In a speech at the office of US investment bank JPMorgan in Bournemouth, Osborne is expected to warn banks that failure to comply with his government's version of the Vickers Report - an independent study on the risks banks create for the broader financial system that has called for the ring-fencing of retail operations from investment - will result in their complete separation at the hands of parliament.

"If a bank flouts the rules, the regulator and the Treasury will have the power to break it up altogether - full separation, not just a ring fence," the Chancellor will say in his speech.

"In the jargon, we will 'electrify' the ring-fence."

The new legislation is expected to be put to lawmakers today and will include plans to provide the Bank of England, which is set to become the country's chief market regulator this year, the authority to identify individual banks which are in breach of the new regulations and recommend separation to the Treasury in the most extreme cases.
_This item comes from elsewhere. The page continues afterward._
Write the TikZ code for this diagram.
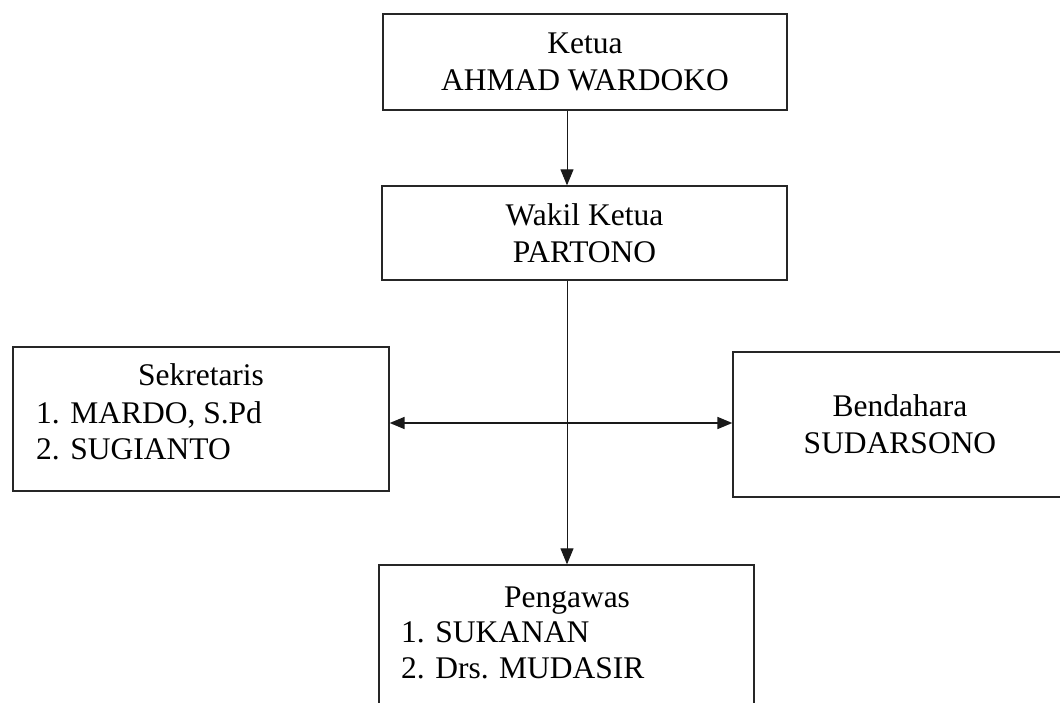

"Last year both Labour and The Parliamentary Commission on Banking Standards called for legislation for a backstop power, keeping open the option to fully separate retail banking from investment banking - but the Government refused to commit to that," said Labour MP Chris Leslie, the party's Shadow Treasury Minister, in a statement emailed to IBTimes UK.

"If the Chancellor is now being dragged towards a partial climb down, this is a step in the right direction - but unless he legislates for a strong reserve power with the option for full separation of banks across the board, and not just for one or two banks, then this will be of little use."

While the new rules come at a politically sensitive time for the banking industry, which continues to reel from a series of scandals that have claimed some of the industry's biggest names and will potentially cost many billions of pounds in fines and compensation, it also comes at testing juncture for the Chancellor.

Britain's economy is struggling to avoid a so-called triple-dip recession after the Office for National Statistics confirmed a 0.3 percent contraction in the final three months of last year. At the same time, several media reports have suggested Prime Minister David Cameron is facing calls from within his own party to replace Osborne as the nation's finance minister if his March budget statement is unable to provide support for Conservative candidates in the spring elections.

Curiously, the tough proposals for UK banks are also being introduced as European authorities are facing questions from their own banking sector over plans to separate trading and investment from retail activities.

EU finance chief Michel Barnier has pledged to push forward with a proposal from Bank of Finland Governor Erkki Likkanen that would force banks to move riskier operations into new units with capitalisation that is separate from the main holding company.